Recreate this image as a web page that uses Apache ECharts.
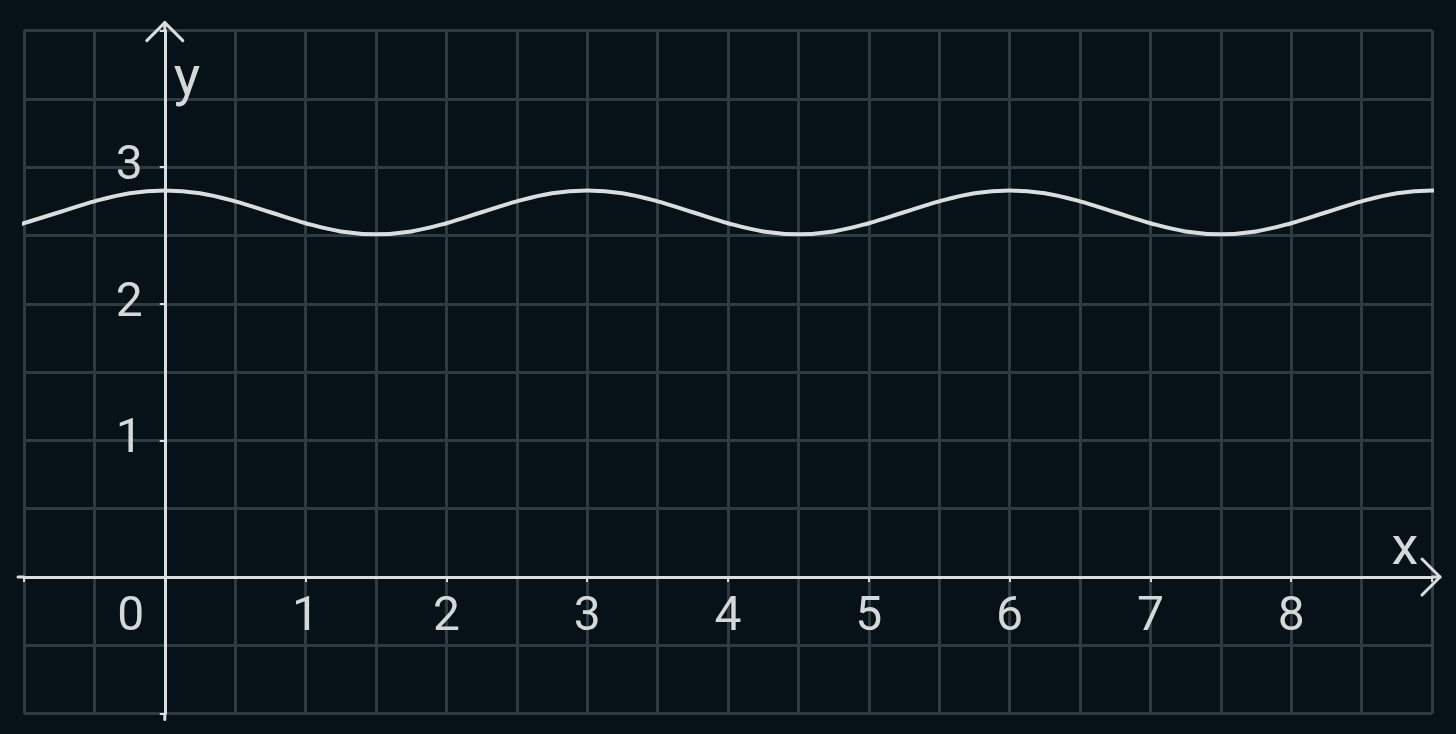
<!DOCTYPE html>
<html>
<head>
<meta charset="utf-8">
<script src="https://cdn.jsdelivr.net/npm/echarts@6/dist/echarts.min.js"></script>
<style>
html,body{margin:0;padding:0;background:#061217;}
#chart{width:1456px;height:734px;}
</style>
</head>
<body>
<div id="chart"></div>
<script>
// Data
const xValues = [-1.05, -1, -0.75, -0.5, -0.25, 0, 0.25, 0.5, 0.75, 1, 1.25, 1.5, 1.75, 2, 2.25, 2.5, 2.75, 3,
  3.25, 3.5, 3.75, 4, 4.25, 4.5, 4.75, 5, 5.25, 5.5, 5.75, 6, 6.25, 6.5, 6.75, 7, 7.25, 7.5, 7.75, 8, 8.25, 8.5, 8.75, 9, 9.07];
const yValues = [2.57, 2.59, 2.67, 2.75, 2.81, 2.83, 2.81, 2.75, 2.67, 2.59, 2.53, 2.51, 2.53, 2.59, 2.67, 2.75, 2.81, 2.83,
  2.81, 2.75, 2.67, 2.59, 2.53, 2.51, 2.53, 2.59, 2.67, 2.75, 2.81, 2.83, 2.81, 2.75, 2.67, 2.59, 2.53, 2.51, 2.53, 2.59, 2.67, 2.75, 2.81, 2.83, 2.83];
const xTickLabels = ['0', '1', '2', '3', '4', '5', '6', '7', '8'];
const yTickLabels = ['1', '2', '3'];
const xName = 'x';
const yName = 'y';

const axisColor = '#d9dddd';
const gridColor = '#2e3c3f';
const labelColor = '#d4d8d8';
const fontFamily = 'Roboto, "Noto Sans", sans-serif';

const chart = echarts.init(document.getElementById('chart'));
const points = xValues.map((x, i) => [x, yValues[i]]);

chart.setOption({
  backgroundColor: '#061217',
  animation: false,
  grid: { left: 24, right: 24, top: 30.6, bottom: 20.4, containLabel: false, outerBoundsMode: 'none' },
  xAxis: {
    type: 'value', min: -1, max: 9, interval: 1, position: 'bottom', offset: 0,
    name: xName, nameLocation: 'end', nameGap: -27,
    nameTextStyle: { color: labelColor, fontSize: 54, fontFamily, align: 'center', verticalAlign: 'bottom' },
    axisLine: { show: true, onZero: false, lineStyle: { color: axisColor, width: 3 } },
    axisTick: { show: true, inside: false, length: 5, lineStyle: { color: axisColor, width: 2 } },
    minorTick: { show: false, splitNumber: 2 },
    splitLine: { show: true, lineStyle: { color: gridColor, width: 3 } },
    minorSplitLine: { show: true, lineStyle: { color: gridColor, width: 3 } },
    axisLabel: {
      show: true, margin: 17, color: labelColor, fontSize: 48, fontFamily,
      showMinLabel: true, showMaxLabel: true, hideOverlap: false,
      formatter: function (v) {
        const s = String(Math.round(v));
        if (Math.abs(v - Math.round(v)) > 1e-6 || xTickLabels.indexOf(s) < 0) return '';
        return s === '0' ? '{zero|' + s + '}' : s;
      },
      rich: { zero: { color: labelColor, fontSize: 48, fontFamily, padding: [0, 68, 0, 0] } }
    }
  },
  yAxis: {
    type: 'value', min: -1, max: 4, interval: 1, position: 'left', offset: 0,
    name: yName, nameLocation: 'end', nameGap: -22,
    nameTextStyle: { color: labelColor, fontSize: 56, fontFamily, align: 'left', verticalAlign: 'top', padding: [0, 0, 0, 9] },
    axisLine: { show: true, onZero: false, lineStyle: { color: axisColor, width: 3 } },
    axisTick: { show: true, inside: false, length: 5, lineStyle: { color: axisColor, width: 2 } },
    minorTick: { show: false, splitNumber: 2 },
    splitLine: { show: true, lineStyle: { color: gridColor, width: 3 } },
    minorSplitLine: { show: true, lineStyle: { color: gridColor, width: 3 } },
    axisLabel: {
      show: true, margin: 22, color: labelColor, fontSize: 48, fontFamily, hideOverlap: false,
      formatter: function (v) {
        const s = String(Math.round(v));
        if (Math.abs(v - Math.round(v)) > 1e-6 || yTickLabels.indexOf(s) < 0) return '';
        return s;
      }
    }
  },
  series: [{
    type: 'line',
    data: points,
    smooth: 0.4,
    showSymbol: false,
    clip: false,
    lineStyle: { color: axisColor, width: 4 },
    z: 3
  }]
});

// Move the axes so they cross at the origin (labels and ticks follow them)
let o = chart.convertToPixel({ gridIndex: 0 }, [0, 0]);
const xStart = chart.convertToPixel({ gridIndex: 0 }, [-1, -1]);
chart.setOption({
  xAxis: { offset: o[1] - xStart[1] },
  yAxis: { offset: xStart[0] - o[0] }
});
o = chart.convertToPixel({ gridIndex: 0 }, [0, 0]);
const xEnd = chart.convertToPixel({ gridIndex: 0 }, [9, 0]);
const yEnd = chart.convertToPixel({ gridIndex: 0 }, [0, 4]);

// Open chevron arrow heads at the axis ends
const arm = 18;
const stroke = { stroke: axisColor, lineWidth: 3, fill: null, lineCap: 'round', lineJoin: 'round' };
chart.setOption({
  graphic: [
    { type: 'polyline', z: 10, shape: { points: [[xStart[0] - 6, o[1]], [xStart[0], o[1]]] }, style: stroke },
    { type: 'polyline', z: 10, shape: { points: [[xEnd[0], o[1]], [xEnd[0] + 8, o[1]]] }, style: stroke },
    { type: 'polyline', z: 10, shape: { points: [[xEnd[0] + 8 - arm, o[1] - arm], [xEnd[0] + 8, o[1]], [xEnd[0] + 8 - arm, o[1] + arm]] }, style: stroke },
    { type: 'polyline', z: 10, shape: { points: [[o[0], xStart[1]], [o[0], xStart[1] + 6]] }, style: stroke },
    { type: 'polyline', z: 10, shape: { points: [[o[0], yEnd[1]], [o[0], yEnd[1] - 8]] }, style: stroke },
    { type: 'polyline', z: 10, shape: { points: [[o[0] - arm, yEnd[1] - 8 + arm], [o[0], yEnd[1] - 8], [o[0] + arm, yEnd[1] - 8 + arm]] }, style: stroke }
  ]
});
</script>
</body>
</html>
# # #
* Task details
Omit the pictures, and quote the material above exactly as given.

* Written answer
Recreate this image as a web page that uses Apache ECharts.
<!DOCTYPE html>
<html>
<head>
<meta charset="utf-8">
<script src="https://cdn.jsdelivr.net/npm/echarts@6/dist/echarts.min.js"></script>
<style>
html,body{margin:0;padding:0;background:#061217;}
#chart{width:1456px;height:734px;}
</style>
</head>
<body>
<div id="chart"></div>
<script>
// Data
const xValues = [-1.05, -1, -0.75, -0.5, -0.25, 0, 0.25, 0.5, 0.75, 1, 1.25, 1.5, 1.75, 2, 2.25, 2.5, 2.75, 3,
  3.25, 3.5, 3.75, 4, 4.25, 4.5, 4.75, 5, 5.25, 5.5, 5.75, 6, 6.25, 6.5, 6.75, 7, 7.25, 7.5, 7.75, 8, 8.25, 8.5, 8.75, 9, 9.07];
const yValues = [2.57, 2.59, 2.67, 2.75, 2.81, 2.83, 2.81, 2.75, 2.67, 2.59, 2.53, 2.51, 2.53, 2.59, 2.67, 2.75, 2.81, 2.83,
  2.81, 2.75, 2.67, 2.59, 2.53, 2.51, 2.53, 2.59, 2.67, 2.75, 2.81, 2.83, 2.81, 2.75, 2.67, 2.59, 2.53, 2.51, 2.53, 2.59, 2.67, 2.75, 2.81, 2.83, 2.83];
const xTickLabels = ['0', '1', '2', '3', '4', '5', '6', '7', '8'];
const yTickLabels = ['1', '2', '3'];
const xName = 'x';
const yName = 'y';

const axisColor = '#d9dddd';
const gridColor = '#2e3c3f';
const labelColor = '#d4d8d8';
const fontFamily = 'Roboto, "Noto Sans", sans-serif';

const chart = echarts.init(document.getElementById('chart'));
const points = xValues.map((x, i) => [x, yValues[i]]);

chart.setOption({
  backgroundColor: '#061217',
  animation: false,
  grid: { left: 24, right: 24, top: 30.6, bottom: 20.4, containLabel: false, outerBoundsMode: 'none' },
  xAxis: {
    type: 'value', min: -1, max: 9, interval: 1, position: 'bottom', offset: 0,
    name: xName, nameLocation: 'end', nameGap: -27,
    nameTextStyle: { color: labelColor, fontSize: 54, fontFamily, align: 'center', verticalAlign: 'bottom' },
    axisLine: { show: true, onZero: false, lineStyle: { color: axisColor, width: 3 } },
    axisTick: { show: true, inside: false, length: 5, lineStyle: { color: axisColor, width: 2 } },
    minorTick: { show: false, splitNumber: 2 },
    splitLine: { show: true, lineStyle: { color: gridColor, width: 3 } },
    minorSplitLine: { show: true, lineStyle: { color: gridColor, width: 3 } },
    axisLabel: {
      show: true, margin: 17, color: labelColor, fontSize: 48, fontFamily,
      showMinLabel: true, showMaxLabel: true, hideOverlap: false,
      formatter: function (v) {
        const s = String(Math.round(v));
        if (Math.abs(v - Math.round(v)) > 1e-6 || xTickLabels.indexOf(s) < 0) return '';
        return s === '0' ? '{zero|' + s + '}' : s;
      },
      rich: { zero: { color: labelColor, fontSize: 48, fontFamily, padding: [0, 68, 0, 0] } }
    }
  },
  yAxis: {
    type: 'value', min: -1, max: 4, interval: 1, position: 'left', offset: 0,
    name: yName, nameLocation: 'end', nameGap: -22,
    nameTextStyle: { color: labelColor, fontSize: 56, fontFamily, align: 'left', verticalAlign: 'top', padding: [0, 0, 0, 9] },
    axisLine: { show: true, onZero: false, lineStyle: { color: axisColor, width: 3 } },
    axisTick: { show: true, inside: false, length: 5, lineStyle: { color: axisColor, width: 2 } },
    minorTick: { show: false, splitNumber: 2 },
    splitLine: { show: true, lineStyle: { color: gridColor, width: 3 } },
    minorSplitLine: { show: true, lineStyle: { color: gridColor, width: 3 } },
    axisLabel: {
      show: true, margin: 22, color: labelColor, fontSize: 48, fontFamily, hideOverlap: false,
      formatter: function (v) {
        const s = String(Math.round(v));
        if (Math.abs(v - Math.round(v)) > 1e-6 || yTickLabels.indexOf(s) < 0) return '';
        return s;
      }
    }
  },
  series: [{
    type: 'line',
    data: points,
    smooth: 0.4,
    showSymbol: false,
    clip: false,
    lineStyle: { color: axisColor, width: 4 },
    z: 3
  }]
});

// Move the axes so they cross at the origin (labels and ticks follow them)
let o = chart.convertToPixel({ gridIndex: 0 }, [0, 0]);
const xStart = chart.convertToPixel({ gridIndex: 0 }, [-1, -1]);
chart.setOption({
  xAxis: { offset: o[1] - xStart[1] },
  yAxis: { offset: xStart[0] - o[0] }
});
o = chart.convertToPixel({ gridIndex: 0 }, [0, 0]);
const xEnd = chart.convertToPixel({ gridIndex: 0 }, [9, 0]);
const yEnd = chart.convertToPixel({ gridIndex: 0 }, [0, 4]);

// Open chevron arrow heads at the axis ends
const arm = 18;
const stroke = { stroke: axisColor, lineWidth: 3, fill: null, lineCap: 'round', lineJoin: 'round' };
chart.setOption({
  graphic: [
    { type: 'polyline', z: 10, shape: { points: [[xStart[0] - 6, o[1]], [xStart[0], o[1]]] }, style: stroke },
    { type: 'polyline', z: 10, shape: { points: [[xEnd[0], o[1]], [xEnd[0] + 8, o[1]]] }, style: stroke },
    { type: 'polyline', z: 10, shape: { points: [[xEnd[0] + 8 - arm, o[1] - arm], [xEnd[0] + 8, o[1]], [xEnd[0] + 8 - arm, o[1] + arm]] }, style: stroke },
    { type: 'polyline', z: 10, shape: { points: [[o[0], xStart[1]], [o[0], xStart[1] + 6]] }, style: stroke },
    { type: 'polyline', z: 10, shape: { points: [[o[0], yEnd[1]], [o[0], yEnd[1] - 8]] }, style: stroke },
    { type: 'polyline', z: 10, shape: { points: [[o[0] - arm, yEnd[1] - 8 + arm], [o[0], yEnd[1] - 8], [o[0] + arm, yEnd[1] - 8 + arm]] }, style: stroke }
  ]
});
</script>
</body>
</html>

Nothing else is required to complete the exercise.